For AJOT’s readers - many of whom manage fleets, terminals or cargo portfolios - the rise of such specialized firms reflects a broader trend: the shift from transactional inspection to strategic cargo intelligence.

“Ten years ago, people mostly called superintendents when something was already going wrong,” Chaykovskyy notes. “Now more clients want us at the planning table. They’ve seen how much more expensive it is to fight over a result than to design a better process.”

Turning experience into algorithms

One of the more distinctive aspects of Chaykovskyy’s work is his push to embed operational expertise into digital tools. Having grown up in a world of hand-written logs and manual ullage tables, he is now part of teams developing software that systematizes best practices in loss control and reporting.

These tools aim to:

  • standardize cargo line-up and tank allocation logic for different cargo types;
  • support dynamic monitoring of temperature and density changes across a voyage;
  • reconcile shore and ship figures with clear, auditable reasoning;
  • generate structured draft and bunker reports to reduce ambiguity at the close of operations.

In practice, that means encoding years of “tribal knowledge” - when to question a gauge, how to interpret a suspect manifold reading, which combinations of errors are most likely - into workflows that younger officers and shoreside staff can use consistently.

“Digitalization can’t replace seamanship,” he says. “But it can ensure that the best seamanship is not limited to the few people who’ve seen every type of complication. The goal is to make good decisions repeatable.”

For ports, terminals and operators pursuing smarter, data-driven logistics, this blend of operational intuition and software design is becoming a critical enabler.

Training the next generation of tanker professionals

Beyond his direct client work, Chaykovskyy devotes significant energy to training and mentoring officers and inspectors. Drawing on his background on both sides of the ship-shore interface, he conducts workshops and one-on-one coaching focused on:

  • interpreting cargo measurement data with a loss-control mindset;
  • understanding the commercial implications of operational choices;
  • managing communication across language and culture gaps during high-pressure operations;
  • preparing documentation that stands up under audit and dispute.

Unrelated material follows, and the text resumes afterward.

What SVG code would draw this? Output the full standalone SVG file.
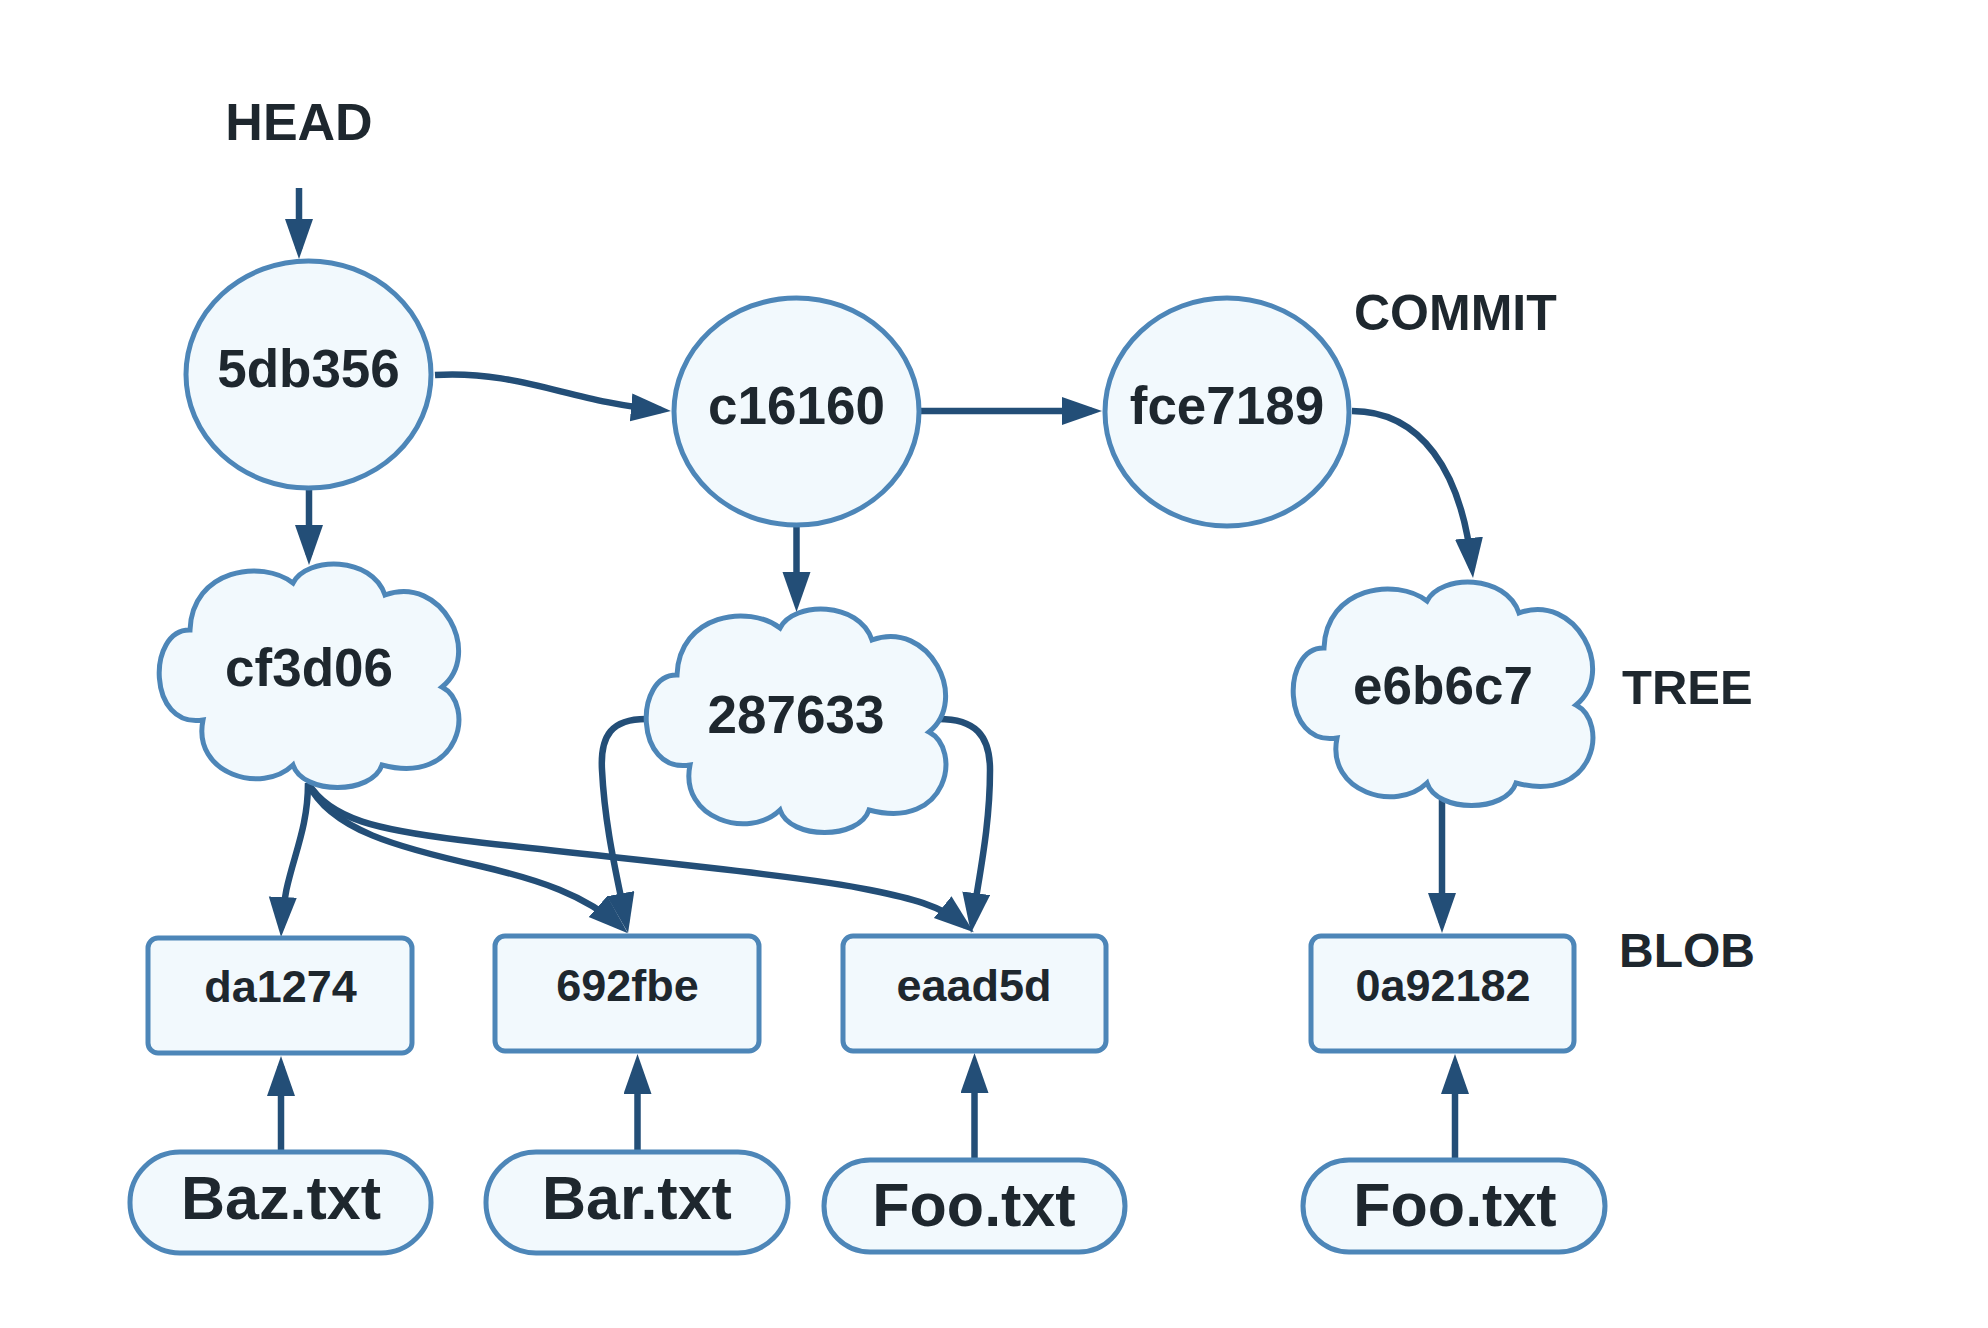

For an industry facing demographic challenges and a shortage of experienced tanker officers, that emphasis on knowledge transfer resonates strongly. It also reflects a key reality: in many cases, cargo discrepancies are not the product of malice or fraud, but of gaps in training, misaligned incentives or simple miscommunication.

“If we want fewer disputes and safer operations,” he says, “we have to invest in how people think about cargo - not just in better gauges and sensors.”

Why profiles like this matter for the industry

For AJOT’s readership - executives, operators, freight buyers and logistics planners - the story of Artur Chaykovskyy is more than an individual career narrative. It illustrates a structural shift in how liquid bulk shipping is managed:

  • from accepting loss as “noise” to treating it as a controllable variable;
  • from reactive claims handling to proactive operational design;
  • from isolated inspections to integrated cargo intelligence;
  • and from purely analog practice to digital-enabled decision-making.

As energy markets adapt to new trade flows, sanctions, decarbonization roadmaps and shifting demand, the expertise sitting at the junction of ship, shore and data will only grow in importance. Professionals who can bridge those domains - and companies built around their insight - are likely to shape how efficiently, safely and transparently liquid bulk cargo moves in the decade ahead.

Chaykovskyy’s journey from Black Sea cadet to U.S.-based loss-control innovator encapsulates that evolution. For tanker owners, charterers and terminals looking to stay ahead of operational and reputational risk, paying attention to the lessons embedded in careers like his may be as strategic as any new piece of hardware installed on a vessel or at a berth.